[SHORT PROBLEM]: Transcribe the lines below verbatim, skipping the images.

[DATA EXTRACT]:
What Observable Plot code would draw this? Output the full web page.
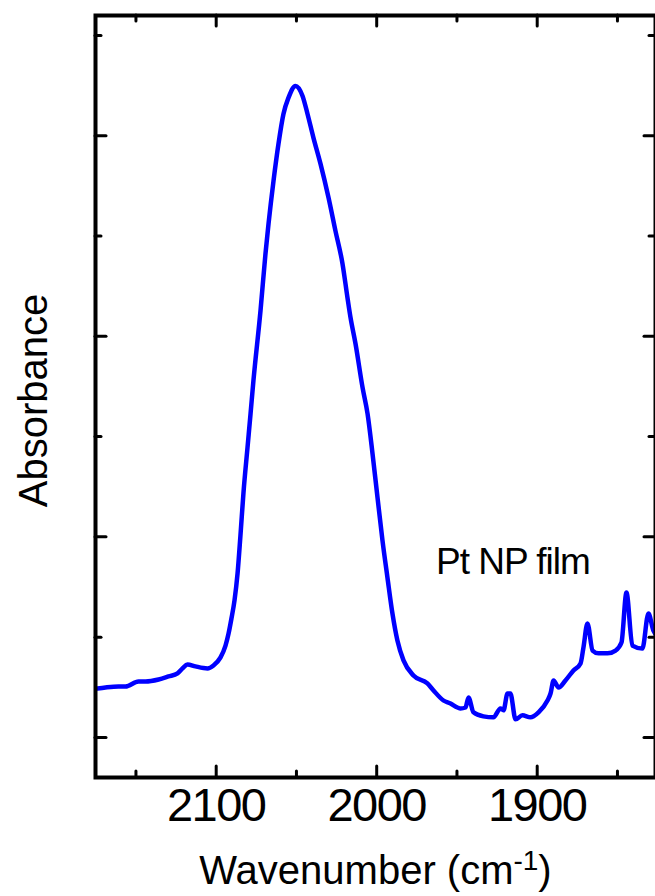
<!DOCTYPE html>
<html><head><meta charset="utf-8">
<script src="https://cdn.jsdelivr.net/npm/d3@7"></script>
<script src="https://cdn.jsdelivr.net/npm/@observablehq/plot@0.6"></script>
<style>body{margin:0;background:#fff} #chart svg{display:block}</style>
</head><body><div id="chart"></div>
<script>
// FTIR spectrum
const wavenumber = [2174.0,2169.0,2160.9,2156.5,2148.4,2144.0,2135.9,2129.7,2124.1,2121.0,2117.9,2112.9,2105.4,2101.7,2097.3,2094.2,2092.3,2090.5,2088.6,2086.7,2084.9,2083.0,2080.5,2078.6,2076.8,2072.4,2069.3,2067.4,2064.3,2061.2,2058.1,2055.0,2050.6,2046.2,2043.1,2039.4,2035.0,2030.0,2025.7,2021.3,2018.2,2016.3,2013.2,2008.8,2005.7,2002.6,1999.5,1996.4,1993.3,1990.2,1987.1,1983.3,1977.1,1968.4,1964.6,1958.4,1954.0,1949.7,1947.8,1944.7,1942.8,1939.7,1933.5,1927.3,1922.9,1921.0,1918.5,1916.7,1913.5,1909.2,1904.2,1899.2,1893.6,1891.7,1889.8,1886.7,1882.4,1877.4,1873.0,1871.2,1868.7,1865.5,1861.8,1856.2,1851.2,1847.5,1844.4,1840.7,1834.5,1830.7,1827.6,1826.3];
const absorbance = [0.0244,0.0249,0.0254,0.0254,0.0279,0.0279,0.0289,0.0304,0.0319,0.0344,0.0364,0.0354,0.0344,0.0359,0.0399,0.0458,0.0518,0.0593,0.0683,0.0817,0.1006,0.1221,0.1445,0.1614,0.1779,0.2128,0.2412,0.2561,0.2775,0.2960,0.3109,0.3189,0.3249,0.3199,0.3109,0.2990,0.2860,0.2691,0.2526,0.2362,0.2192,0.2093,0.1963,0.1744,0.1614,0.1415,0.1196,0.0982,0.0797,0.0618,0.0483,0.0384,0.0309,0.0269,0.0234,0.0184,0.0169,0.0149,0.0144,0.0149,0.0199,0.0125,0.0105,0.0100,0.0144,0.0135,0.0219,0.0219,0.0090,0.0110,0.0100,0.0125,0.0184,0.0219,0.0284,0.0249,0.0284,0.0334,0.0369,0.0448,0.0568,0.0433,0.0419,0.0419,0.0433,0.0473,0.0722,0.0458,0.0443,0.0618,0.0533,0.0515];
const xMajorTicks = [2100, 2000, 1900];
const xMinorTicks = [2150, 2050, 1950, 1850];
const yMajorTicks = [0, 0.1, 0.2, 0.3];
const yMinorTicks = [0.05, 0.15, 0.25, 0.35];
const xDomain = [2175.2, 1826.3];
const yDomain = [-0.02, 0.36];
const annotation = [{w: 1963, a: 0.0817, label: "Pt NP film"}];
const yTitle = "Absorbance";
const xTitleParts = ["Wavenumber (cm", "-1", ")"];

const data = wavenumber.map((w, i) => ({w, a: absorbance[i]}));
const W = 655, H = 896, mt = 15, mb = 119, ml = 95, mr = 0;
const plotW = W - ml - mr, plotH = H - mt - mb;
const majorLen = 11, minorLen = 6;
const tickStyle = {stroke: "#000", strokeWidth: 3, strokeLinecap: "round"};

const chart = Plot.plot({
  width: W, height: H,
  marginTop: mt, marginBottom: mb, marginLeft: ml, marginRight: mr,
  style: {fontFamily: "'Liberation Sans', Arial, sans-serif", background: "#fff", color: "#000", overflow: "visible"},
  x: {domain: xDomain, axis: null},
  y: {domain: yDomain, axis: null},
  marks: [
    Plot.line(data, {x: "w", y: "a", stroke: "#0000ff", strokeWidth: 4.5, curve: "monotone-x", strokeLinejoin: "round", strokeLinecap: "round"}),
    // bottom & top ticks (inside)
    Plot.ruleX(xMajorTicks, {...tickStyle, insetTop: plotH - majorLen}),
    Plot.ruleX(xMinorTicks, {...tickStyle, insetTop: plotH - minorLen}),
    Plot.ruleX(xMajorTicks, {...tickStyle, insetBottom: plotH - majorLen}),
    Plot.ruleX(xMinorTicks, {...tickStyle, insetBottom: plotH - minorLen}),
    // left & right ticks (inside)
    Plot.ruleY(yMajorTicks, {...tickStyle, insetRight: plotW - majorLen}),
    Plot.ruleY(yMinorTicks, {...tickStyle, insetRight: plotW - minorLen}),
    Plot.ruleY(yMajorTicks, {...tickStyle, insetLeft: plotW - majorLen}),
    Plot.ruleY(yMinorTicks, {...tickStyle, insetLeft: plotW - minorLen}),
    Plot.frame({stroke: "#000", strokeWidth: 4}),
    Plot.axisX(xMajorTicks, {anchor: "bottom", tickSize: 0, tickPadding: 10, fontSize: 47, tickFormat: d => String(d), label: null}),
    Plot.text(annotation, {x: "w", y: "a", text: "label", textAnchor: "start", lineAnchor: "bottom", fontSize: 37, fill: "#000"}),
    Plot.text([yTitle], {frameAnchor: "left", textAnchor: "middle", rotate: -90, dx: -61, dy: 4, fontSize: 40, lineAnchor: "middle", fill: "#000"}),
    Plot.text([xTitleParts.join("")], {frameAnchor: "bottom", dy: 106, lineAnchor: "bottom", fontSize: 40, fill: "#000"})
  ]
});
document.getElementById("chart").appendChild(chart);

const svg = d3.select(chart);
svg.selectAll('g[aria-label="x-axis tick label"] text').style("letter-spacing", "-1.5px");
svg.selectAll("text").filter(function() { return this.textContent === annotation[0].label; }).style("letter-spacing", "-1px");
svg.selectAll("text").filter(function() { return this.textContent === xTitleParts.join(""); }).each(function() {
  const t = d3.select(this);
  t.text(null);
  t.append("tspan").text(xTitleParts[0]);
  t.append("tspan").attr("dy", -14).attr("font-size", 28).text(xTitleParts[1]);
  t.append("tspan").attr("dy", 14).text(xTitleParts[2]);
});
</script>
</body></html>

[TASK ANSWER]:
What Observable Plot code would draw this? Output the full web page.
<!DOCTYPE html>
<html><head><meta charset="utf-8">
<script src="https://cdn.jsdelivr.net/npm/d3@7"></script>
<script src="https://cdn.jsdelivr.net/npm/@observablehq/plot@0.6"></script>
<style>body{margin:0;background:#fff} #chart svg{display:block}</style>
</head><body><div id="chart"></div>
<script>
// FTIR spectrum
const wavenumber = [2174.0,2169.0,2160.9,2156.5,2148.4,2144.0,2135.9,2129.7,2124.1,2121.0,2117.9,2112.9,2105.4,2101.7,2097.3,2094.2,2092.3,2090.5,2088.6,2086.7,2084.9,2083.0,2080.5,2078.6,2076.8,2072.4,2069.3,2067.4,2064.3,2061.2,2058.1,2055.0,2050.6,2046.2,2043.1,2039.4,2035.0,2030.0,2025.7,2021.3,2018.2,2016.3,2013.2,2008.8,2005.7,2002.6,1999.5,1996.4,1993.3,1990.2,1987.1,1983.3,1977.1,1968.4,1964.6,1958.4,1954.0,1949.7,1947.8,1944.7,1942.8,1939.7,1933.5,1927.3,1922.9,1921.0,1918.5,1916.7,1913.5,1909.2,1904.2,1899.2,1893.6,1891.7,1889.8,1886.7,1882.4,1877.4,1873.0,1871.2,1868.7,1865.5,1861.8,1856.2,1851.2,1847.5,1844.4,1840.7,1834.5,1830.7,1827.6,1826.3];
const absorbance = [0.0244,0.0249,0.0254,0.0254,0.0279,0.0279,0.0289,0.0304,0.0319,0.0344,0.0364,0.0354,0.0344,0.0359,0.0399,0.0458,0.0518,0.0593,0.0683,0.0817,0.1006,0.1221,0.1445,0.1614,0.1779,0.2128,0.2412,0.2561,0.2775,0.2960,0.3109,0.3189,0.3249,0.3199,0.3109,0.2990,0.2860,0.2691,0.2526,0.2362,0.2192,0.2093,0.1963,0.1744,0.1614,0.1415,0.1196,0.0982,0.0797,0.0618,0.0483,0.0384,0.0309,0.0269,0.0234,0.0184,0.0169,0.0149,0.0144,0.0149,0.0199,0.0125,0.0105,0.0100,0.0144,0.0135,0.0219,0.0219,0.0090,0.0110,0.0100,0.0125,0.0184,0.0219,0.0284,0.0249,0.0284,0.0334,0.0369,0.0448,0.0568,0.0433,0.0419,0.0419,0.0433,0.0473,0.0722,0.0458,0.0443,0.0618,0.0533,0.0515];
const xMajorTicks = [2100, 2000, 1900];
const xMinorTicks = [2150, 2050, 1950, 1850];
const yMajorTicks = [0, 0.1, 0.2, 0.3];
const yMinorTicks = [0.05, 0.15, 0.25, 0.35];
const xDomain = [2175.2, 1826.3];
const yDomain = [-0.02, 0.36];
const annotation = [{w: 1963, a: 0.0817, label: "Pt NP film"}];
const yTitle = "Absorbance";
const xTitleParts = ["Wavenumber (cm", "-1", ")"];

const data = wavenumber.map((w, i) => ({w, a: absorbance[i]}));
const W = 655, H = 896, mt = 15, mb = 119, ml = 95, mr = 0;
const plotW = W - ml - mr, plotH = H - mt - mb;
const majorLen = 11, minorLen = 6;
const tickStyle = {stroke: "#000", strokeWidth: 3, strokeLinecap: "round"};

const chart = Plot.plot({
  width: W, height: H,
  marginTop: mt, marginBottom: mb, marginLeft: ml, marginRight: mr,
  style: {fontFamily: "'Liberation Sans', Arial, sans-serif", background: "#fff", color: "#000", overflow: "visible"},
  x: {domain: xDomain, axis: null},
  y: {domain: yDomain, axis: null},
  marks: [
    Plot.line(data, {x: "w", y: "a", stroke: "#0000ff", strokeWidth: 4.5, curve: "monotone-x", strokeLinejoin: "round", strokeLinecap: "round"}),
    // bottom & top ticks (inside)
    Plot.ruleX(xMajorTicks, {...tickStyle, insetTop: plotH - majorLen}),
    Plot.ruleX(xMinorTicks, {...tickStyle, insetTop: plotH - minorLen}),
    Plot.ruleX(xMajorTicks, {...tickStyle, insetBottom: plotH - majorLen}),
    Plot.ruleX(xMinorTicks, {...tickStyle, insetBottom: plotH - minorLen}),
    // left & right ticks (inside)
    Plot.ruleY(yMajorTicks, {...tickStyle, insetRight: plotW - majorLen}),
    Plot.ruleY(yMinorTicks, {...tickStyle, insetRight: plotW - minorLen}),
    Plot.ruleY(yMajorTicks, {...tickStyle, insetLeft: plotW - majorLen}),
    Plot.ruleY(yMinorTicks, {...tickStyle, insetLeft: plotW - minorLen}),
    Plot.frame({stroke: "#000", strokeWidth: 4}),
    Plot.axisX(xMajorTicks, {anchor: "bottom", tickSize: 0, tickPadding: 10, fontSize: 47, tickFormat: d => String(d), label: null}),
    Plot.text(annotation, {x: "w", y: "a", text: "label", textAnchor: "start", lineAnchor: "bottom", fontSize: 37, fill: "#000"}),
    Plot.text([yTitle], {frameAnchor: "left", textAnchor: "middle", rotate: -90, dx: -61, dy: 4, fontSize: 40, lineAnchor: "middle", fill: "#000"}),
    Plot.text([xTitleParts.join("")], {frameAnchor: "bottom", dy: 106, lineAnchor: "bottom", fontSize: 40, fill: "#000"})
  ]
});
document.getElementById("chart").appendChild(chart);

const svg = d3.select(chart);
svg.selectAll('g[aria-label="x-axis tick label"] text').style("letter-spacing", "-1.5px");
svg.selectAll("text").filter(function() { return this.textContent === annotation[0].label; }).style("letter-spacing", "-1px");
svg.selectAll("text").filter(function() { return this.textContent === xTitleParts.join(""); }).each(function() {
  const t = d3.select(this);
  t.text(null);
  t.append("tspan").text(xTitleParts[0]);
  t.append("tspan").attr("dy", -14).attr("font-size", 28).text(xTitleParts[1]);
  t.append("tspan").attr("dy", 14).text(xTitleParts[2]);
});
</script>
</body></html>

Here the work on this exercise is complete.